Andreessen writes a sermon. Crawford writes a case brief.

Andreessen's manifesto reads like a creed. "We believe" repeated dozens of times. No citations, no counterarguments engaged. The structure borrows from religious texts: articles of faith, a named enemy, a call to conversion.

His AI position is doctrine:

"Artificial Intelligence is our alchemy, our Philosopher's Stone."

Any deceleration of AI "will cost lives. Deaths that were preventable by the AI that was prevented from existing is a form of murder." That turns policy debate into moral absolute. It makes cost-benefit analysis heresy by definition.

Crawford opens with data. Productivity slowdowns across decades. 75% of young people saying "the future is frightening." Specific institutional failures: FDA testing delays, California's rail disaster, Golden Rice blocked for decades.

On AI, he's measured:

LLMs have "created a general kind of artificial intelligence" that is either "the next big thing in software" or "the next dominant species that will replace humanity."

He names the range without collapsing it.

The machine question, literally

Andreessen frames AI as evolution's next step. The "techno-capital machine," borrowed from Nick Land, treats intelligence and energy as inputs to a feedback loop driven "to infinity." AI is a "universal problem solver." The prescription: build it, accelerate it, remove friction.

Crawford flags the philosophical trap underneath. Accelerationism's goal is to follow "the will of the universe" or "preserve the light of consciousness," but not your consciousness, necessarily. When the technology is intelligence itself, that stops being abstract. If the optimization target is "intelligence in the universe" rather than "human well-being," the logical endpoint doesn't require humans.

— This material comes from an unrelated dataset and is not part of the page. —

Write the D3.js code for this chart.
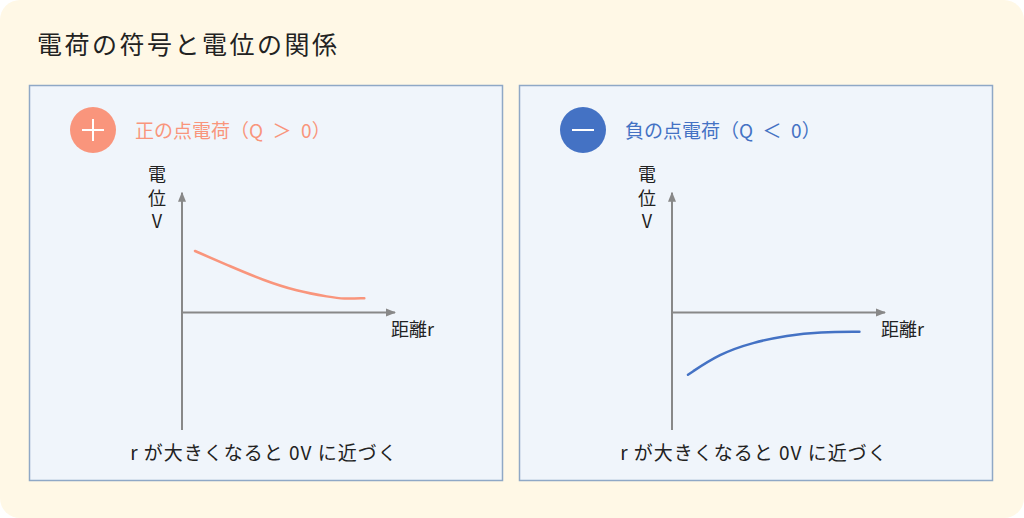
<!DOCTYPE html>
<html>
<head>
<meta charset="utf-8">
<script src="https://cdn.jsdelivr.net/npm/d3@7"></script>
<style>
  body { margin: 0; background: #fff; }
  text { font-family: "Noto Sans CJK JP", "Noto Sans", sans-serif; }
</style>
</head>
<body>
<div class="chart"></div>
<script>
// chart data
const title = "電荷の符号と電位の関係"
const panelTitles = ["正の点電荷（Q\u2002＞\u20020）", "負の点電荷（Q\u2002＜\u20020）"]
const panelSigns = ["+", "−"]
const panelColors = ["#f9957c", "#4472c4"]
const yLabelChars = ["電", "位", "V"]
const xLabel = "距離r"
const note = "r が大きくなると 0V に近づく"

// distance r and potential V
const rPositive = [0.61, 2.25, 3.82, 5.38, 6.95, 7.57, 8.56]
const vPositive = [2.67, 2.01, 1.40, 0.93, 0.67, 0.59, 0.62]
const rNegative = [0.75, 2.25, 3.8, 5.4, 6.95, 8.8]
const vNegative = [-2.7, -1.78, -1.3, -0.99, -0.84, -0.84]

const W = 1024, H = 518

const svg = d3.select(".chart")
  .append("svg")
  .attr("width", W)
  .attr("height", H)

// cream card behind everything
svg.append("rect")
  .attr("x", 0).attr("y", 0)
  .attr("width", W).attr("height", H)
  .attr("rx", 20)
  .attr("fill", "#fff8e6")

svg.append("text")
  .attr("x", 37).attr("y", 54)
  .attr("font-size", "25px")
  .attr("letter-spacing", "2.5px")
  .attr("fill", "#222")
  .text(title)

svg.append("defs").append("marker")
  .attr("id", "arrow")
  .attr("viewBox", "0 0 10 10")
  .attr("refX", 9).attr("refY", 5)
  .attr("markerWidth", 5).attr("markerHeight", 5)
  .attr("orient", "auto")
  .append("path")
  .attr("d", "M0,1 L10,5 L0,9 Z")
  .attr("fill", "#888")

const panels = [
  {r: rPositive, v: vPositive},
  {r: rNegative, v: vNegative}
]

panels.forEach((p, i) => {
  const g = svg.append("g")
    .attr("transform", `translate(${i * 490},0)`)

  g.append("rect")
    .attr("x", 29.5).attr("y", 85.5)
    .attr("width", 473).attr("height", 395)
    .attr("fill", "#f0f5fb")
    .attr("stroke", "#8fa8c6")
    .attr("stroke-width", 1.5)

  // sign badge
  g.append("circle")
    .attr("cx", 93).attr("cy", 130).attr("r", 23)
    .attr("fill", panelColors[i])
  g.append("line")
    .attr("x1", 82).attr("x2", 104)
    .attr("y1", 130).attr("y2", 130)
    .attr("stroke", "#fff").attr("stroke-width", 2)
  if (panelSigns[i] == "+") {
    g.append("line")
      .attr("x1", 93).attr("x2", 93)
      .attr("y1", 119).attr("y2", 141)
      .attr("stroke", "#fff").attr("stroke-width", 2)
  }

  g.append("text")
    .attr("x", 135).attr("y", 138)
    .attr("font-size", "19px")
    .attr("fill", panelColors[i])
    .text(panelTitles[i])

  const x = d3.scaleLinear().domain([0, 10]).range([182, 395])
  const y = d3.scaleLinear().domain([-5.1, 5.1]).range([430, 195])

  // axes
  g.append("line")
    .attr("x1", x(0)).attr("x2", x(0))
    .attr("y1", y(-5.1)).attr("y2", y(5.2))
    .attr("stroke", "#888").attr("stroke-width", 2)
    .attr("marker-end", "url(#arrow)")
  g.append("line")
    .attr("x1", x(0)).attr("x2", x(10))
    .attr("y1", y(0)).attr("y2", y(0))
    .attr("stroke", "#888").attr("stroke-width", 2)
    .attr("marker-end", "url(#arrow)")

  g.selectAll(".ylab")
    .data(yLabelChars)
    .join("text")
    .attr("class", "ylab")
    .attr("x", 157)
    .attr("y", (d, j) => 181 + j * 23.5)
    .attr("text-anchor", "middle")
    .attr("font-size", "18px")
    .attr("fill", "#222")
    .text(d => d)

  g.append("text")
    .attr("x", 391).attr("y", 336)
    .attr("font-size", "18px")
    .attr("fill", "#222")
    .text(xLabel)

  const line = d3.line()
    .x(d => x(d[0]))
    .y(d => y(d[1]))
    .curve(d3.curveBasis)

  g.append("path")
    .datum(p.r.map((r, j) => [r, p.v[j]]))
    .attr("d", line)
    .attr("fill", "none")
    .attr("stroke", panelColors[i])
    .attr("stroke-width", 2.5)
    .attr("stroke-linecap", "round")

  g.append("text")
    .attr("x", 264).attr("y", 460)
    .attr("text-anchor", "middle")
    .attr("font-size", "19px")
    .attr("letter-spacing", "1px")
    .attr("fill", "#222")
    .text(note)
})
</script>
</body>
</html>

Both share a blind spot. Andreessen cites Nordhaus's finding that technology creators capture only 2% of generated value. That number comes from a 2004 paper studying 20th-century innovations. Whether the same ratio holds for foundation models, where training runs cost hundreds of millions and three to five companies control the infrastructure, is the central economic question of the decade. Citing a pre-transformer-era ratio as settled proof is the kind of move that makes skeptics stop reading.

Crawford sidesteps distribution too. His framework centers agency: humans should shape AI, not be shaped by it. But agency requires access to the levers, and those levers sit inside organizations with very specific incentive structures.

The enemy problem

Andreessen names enemies in bulk: ESG, the Precautionary Principle, "trust and safety," degrowth. All framed as "zombie ideas, many derived from Communism."

Crawford names specific failures: permitting delays, FDA bottlenecks, Sri Lanka's fertilizer ban. Every claim is checkable. The criticism lands because it's falsifiable.

For AI policy, this distinction matters. When you list "trust and safety" as an enemy alongside Communism, you bundle people who want to ban AI with people building evaluation frameworks for it. Anyone who has shipped production ML knows the difference between safety theater and risk assessment. Andreessen's framing collapses that. Crawford preserves it: "The right message is not 'don't worry!' but 'here's how we will solve it.'"

What neither manifesto builds

Neither engages with the labor question. What happens when LLMs automate significant portions of knowledge work? Andreessen waves it away with comparative advantage. Crawford acknowledges "technological unemployment" but defers. For manifestos published after GPT-4, that's a conspicuous gap.

Neither addresses the questions: Who trains the frontier models. Who prices API access. Who decides the alignment targets. A manifesto about AI that doesn't address the structure of the AI industry is like a manifesto about electricity that doesn't mention who owns the grid.

Neither manifesto answers that. One of them has the structure to try.